The unnatural ability to enhance the colour of your book cover
(stylishly matched to your shirt, of course)

And last, but certainly not least...

Thanks to everyone for making this book launch a success! Next: Warrior of Darkness!

Monday 6 April 2009


Wow. I’m not the best updater in the world, I’ll admit. Like, really.

But, to be fair, I’ve been having a good old fun busy time. Princess of Light is out and sales are going well! It’s really neat to hear what people have to say about the book. I’ve decided I enjoy being analyzed. It makes me sound deep.

I’ve been told of late that I have issues with organized religion. Two different people have analyzed me as such, which is neat. For the record, I’m fine with organized religion. I think it’s fun, even though I’m not organized enough to partake.

I’ve also been told when I told a story of a nun scratching my butt (see? I like organized religion! A single girl gets action where she can, after all!), that I have great post-modern themes. I thought that was fun too.

... I should specify that the nun scratching my butt thought she was removing a bug. She didn’t stop when she realized it was a hole (I know, I embarrass my mother too with my poor weekend wardrobe). She didn’t stop when the hole grew. She just made more clucking noises and kept saying “Ya, that’s a hole, all right!” Well now my t-shirt is practically a black hole, but I’m comfortable with that. I truly am.

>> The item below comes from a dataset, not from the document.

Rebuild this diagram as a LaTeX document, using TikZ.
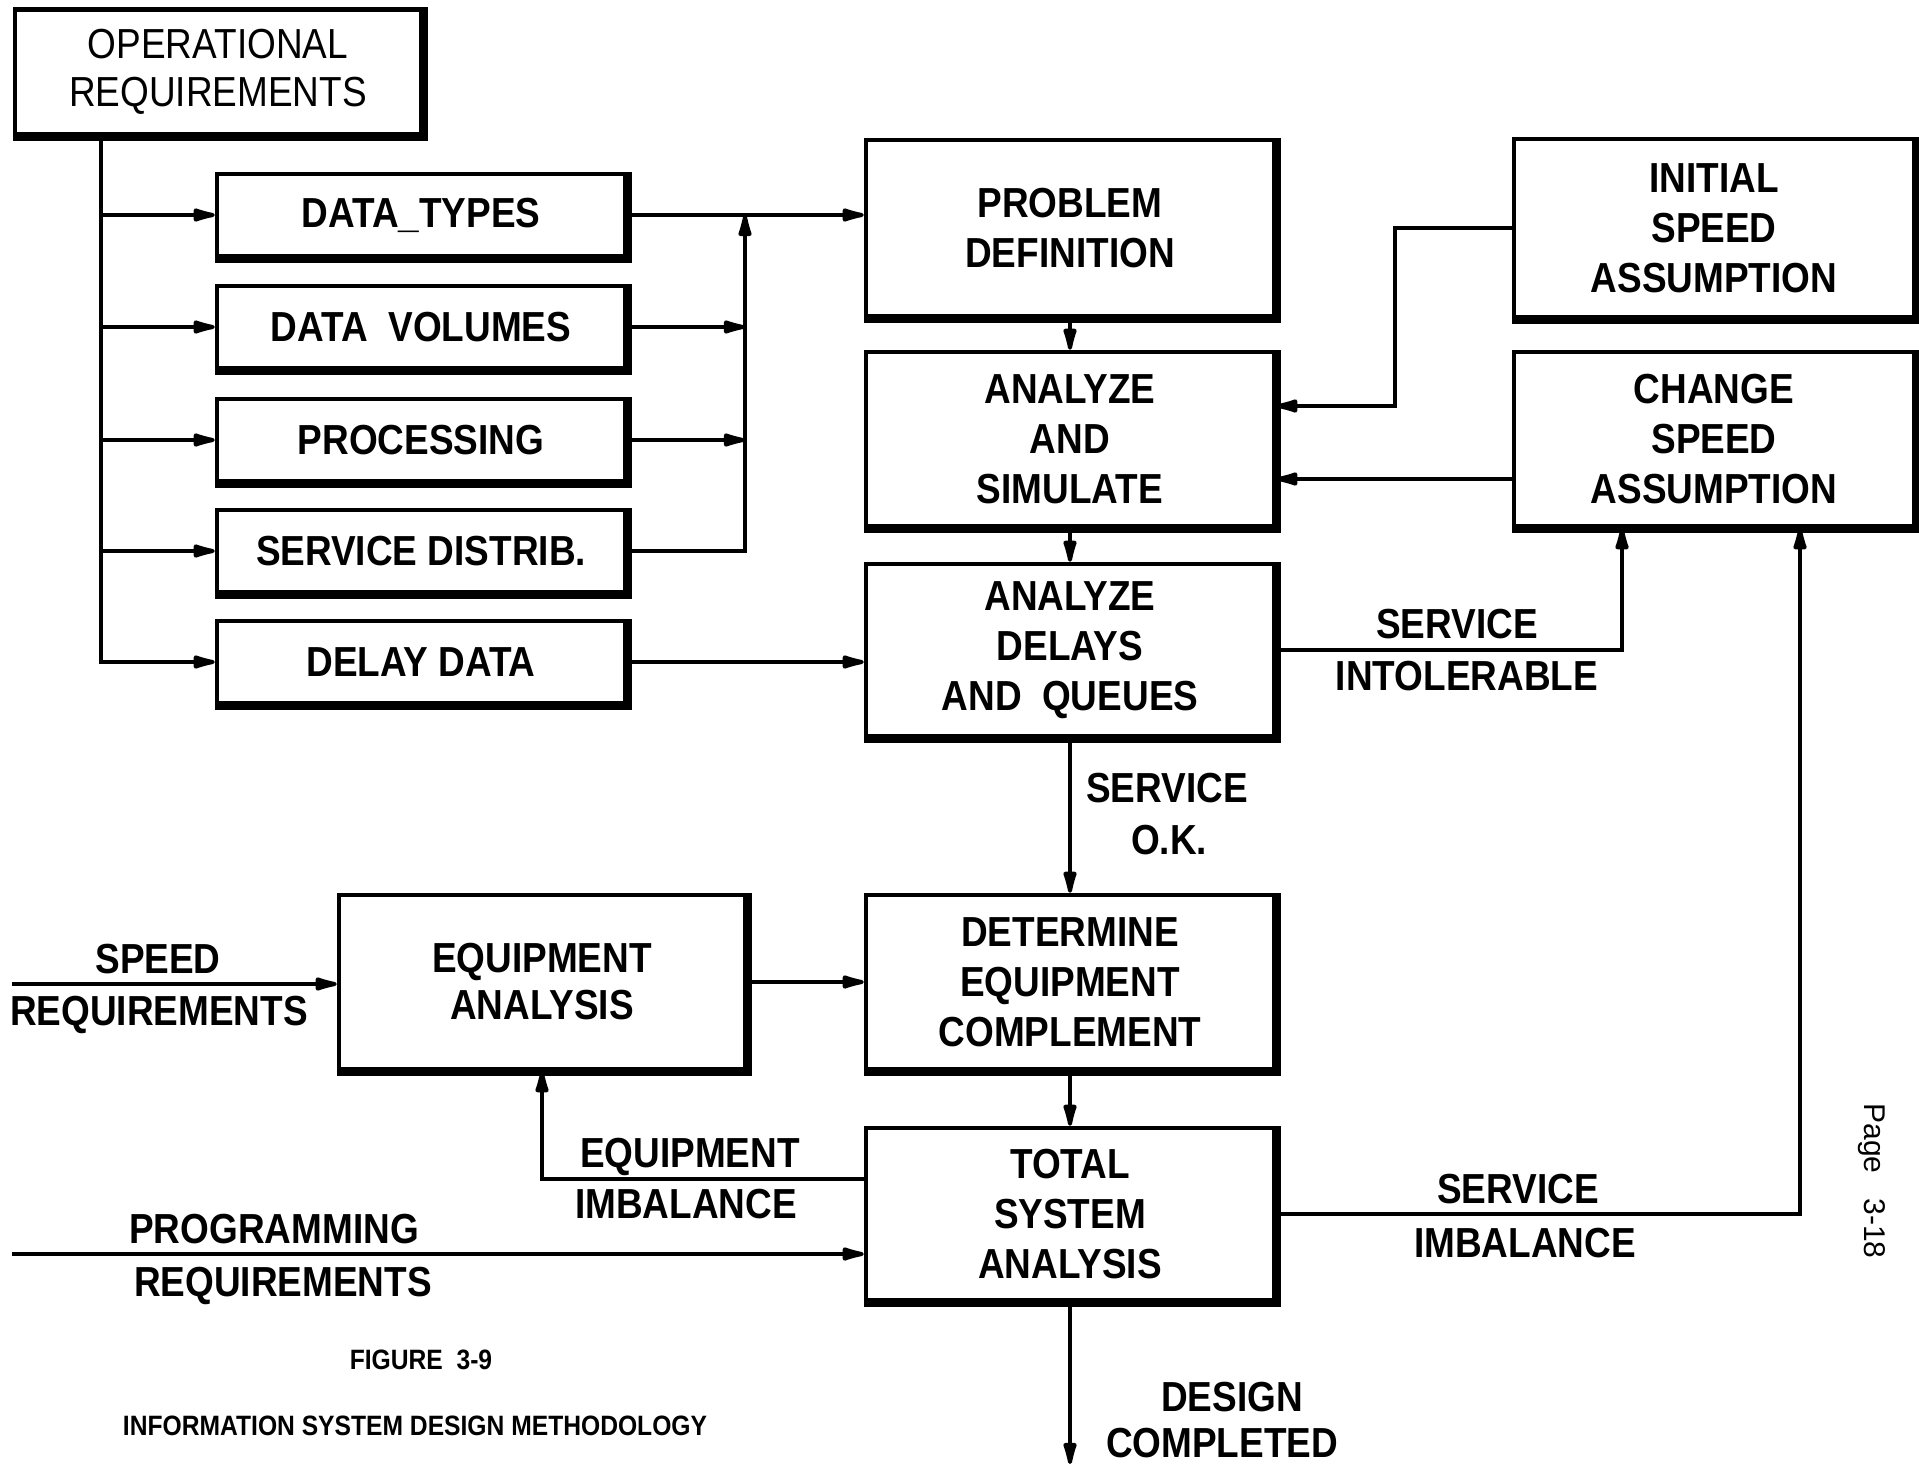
\documentclass[tikz,border=0pt]{standalone}
\usepackage{fontspec}
\setmainfont{Liberation Sans}[FakeStretch=0.88]
\newfontfamily\pagefont{Liberation Sans}
\usetikzlibrary{arrows.meta}
\newcommand{\bigtxt}{\fontsize{42pt}{50pt}\selectfont}
\begin{document}
\begin{tikzpicture}[x=1pt, y=-1pt, line join=miter,
  box/.style={draw, line width=4.5pt, inner sep=0pt, align=center,
    font=\bigtxt\bfseries, minimum width=408pt, minimum height=174pt},
  small/.style={box, minimum height=82pt},
  lbl/.style={inner sep=0pt, align=center, font=\bigtxt\bfseries, text depth=0pt},
  conn/.style={line width=4pt},
  arr/.style={conn, -{Latex[length=32pt,width=15pt,round]}},
  edgeshade/.style={line width=9pt}]
\fill[white] (0,0) rectangle (1919,1464);
\useasboundingbox (0,0) rectangle (1919,1464);

% input boxes
\node[box, minimum width=406pt, minimum height=125pt,
  font=\fontsize{42pt}{48pt}\selectfont\mdseries] (opreq) at (218,72) {OPERATIONAL\\REQUIREMENTS};
\node[small] (dtypes) at (421,215) {DATA\_TYPES};
\node[small] (dvol) at (421,327) {DATA\ \ VOLUMES};
\node[small] (proc) at (421,440) {PROCESSING};
\node[small] (sdist) at (421,551) {SERVICE DISTRIB.};
\node[small] (ddata) at (421,662) {DELAY DATA};

% main column
\node[box, minimum height=176pt] (probdef) at (1070,228) {PROBLEM\\DEFINITION};
\node[box] (anasim) at (1070,439) {ANALYZE\\AND\\SIMULATE};
\node[box, minimum height=172pt] (anadel) at (1070,650) {ANALYZE\\DELAYS\\AND\ \ QUEUES};
\node[box] (detequip) at (1070,982) {DETERMINE\\EQUIPMENT\\COMPLEMENT};
\node[box, minimum height=172pt] (total) at (1070,1214) {TOTAL\\SYSTEM\\ANALYSIS};

% speed assumptions
\node[box, minimum width=400pt, minimum height=178pt] (initsp) at (1714,228) {INITIAL\\SPEED\\ASSUMPTION};
\node[box, minimum width=400pt] (chgsp) at (1714,439) {CHANGE\\SPEED\\ASSUMPTION};

% equipment
\node[box, minimum width=406pt,
  font=\fontsize{42pt}{47pt}\selectfont\bfseries] (equipan) at (542,982) {EQUIPMENT\\ANALYSIS};

% heavy bottom and right edges
\foreach \n in {opreq,dtypes,dvol,proc,sdist,ddata,probdef,anasim,anadel,
                detequip,total,initsp,chgsp,equipan}
  \draw[edgeshade] (\n.south west) -- (\n.south east) -- (\n.north east);

% distribution from operational requirements
\coordinate (tx) at (101,0);
\coordinate (cx) at (745,0);
\draw[arr] (opreq.south -| tx) |- (ddata.west);
\foreach \n in {dtypes,dvol,proc,sdist}
  \draw[arr] (\n.west -| tx) -- (\n.west);

% collection into problem definition
\draw[arr] (sdist.east) -| (dtypes.east -| cx);
\draw[arr] (dvol.east) -- (dvol.east -| cx);
\draw[arr] (proc.east) -- (proc.east -| cx);
\draw[arr] (dtypes.east) -- (dtypes.east -| probdef.west);
\draw[arr] (ddata.east) -- (ddata.east -| anadel.west);

% main flow
\draw[arr] (probdef.south) -- (anasim.north);
\draw[arr] (anasim.south) -- (anadel.north);
\draw[arr] (anadel.south) -- (detequip.north);
\draw[arr] (detequip.south) -- (total.north);
\coordinate (done) at (1070,1464);
\draw[arr] (total.south) -- (done);

% speed assumption loops
\coordinate (ix) at (1395,406);
\draw[arr] (initsp.west) -| (ix) -- (ix -| anasim.east);
\draw[arr] ([yshift=-40pt]chgsp.west) -- ([yshift=-40pt]anasim.east);
\coordinate (sx) at (1622,0);
\draw[arr] (anadel.east) -| (sx |- chgsp.south);
\coordinate (bx) at (1800,0);
\draw[arr] (total.east) -| (bx |- chgsp.south);

% equipment loop and outside inputs
\draw[arr] (equipan.east) -- (equipan.east -| detequip.west);
\draw[arr] ([yshift=35pt]total.west) -| (equipan.south);
\coordinate (spd) at (12,984);
\draw[arr] (spd) -- (spd -| equipan.west);
\coordinate (prg) at (12,1254);
\draw[arr] (prg) -- (prg -| total.west);

% connector labels
\node[lbl] (l1a) at (1167,788) {SERVICE};
\node[lbl] (l1b) at (1169,840) {O.K.};
\node[lbl] (l2a) at (1457,624) {SERVICE};
\node[lbl] (l2b) at (1467,676) {INTOLERABLE};
\node[lbl] (l3a) at (158,959) {SPEED};
\node[lbl] (l3b) at (159,1011) {REQUIREMENTS};
\node[lbl] (l4a) at (690,1153) {EQUIPMENT};
\node[lbl] (l4b) at (686,1204) {IMBALANCE};
\node[lbl] (l5a) at (274,1229) {PROGRAMMING};
\node[lbl] (l5b) at (283,1282) {REQUIREMENTS};
\node[lbl] (l6a) at (1518,1189) {SERVICE};
\node[lbl] (l6b) at (1525,1243) {IMBALANCE};
\node[lbl] (l7a) at (1232,1397) {DESIGN};
\node[lbl] (l7b) at (1222,1443) {COMPLETED};

% caption and page number
\node[lbl, font=\fontsize{28pt}{28pt}\selectfont\bfseries] (fig) at (421,1360) {FIGURE\ \ 3-9};
\node[lbl, font=\fontsize{28pt}{28pt}\selectfont\bfseries] (title) at (415,1426) {INFORMATION SYSTEM DESIGN METHODOLOGY};
\node[inner sep=0pt, rotate=-90, font=\pagefont\fontsize{30pt}{30pt}\selectfont] (pg) at (1872,1181) {Page\ \ \ 3-18};
\end{tikzpicture}
\end{document}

After all, it provided me with a post-modern story!

That’s all the analysis I have yet. So far so good!

(I promise I'll post something sooner this time! I plan for within a week. Make that two, just in case. I'd hate to be analyzed as a liar.)

Monday 12 January 2009

Princess of Light Cover

The Wall of Loss separating the lands of light and darkness is failing...

Despite her attempts to stop them, dark creatures invade Princess Cassara Edoline's small and almost forgotten kingdom, murdering her family and taking her younger brother captive. Torn by guilt and clutching an amulet of powerful magic, she vows to rescue her brother and save as many as possible from the invading hordes.

But first, she must find out what is causing the thousand-year-old magic of the Wall to fail and stop it, if she can.

As Cassara's resolve and strength are mercilessly tested and her shaky alliances begin to crumble, she must find a way to master her newfound powers which promise both salvation and destruction, or watch her beloved land be consumed by darkness and death.


Now doesn't that just sound like a good read??

Coming out in March 2009 from Absolute-X-Press!

Big thanks to Justyn Perry, Lynn Perkins and Wylliam Yoder for all their great work on the cover!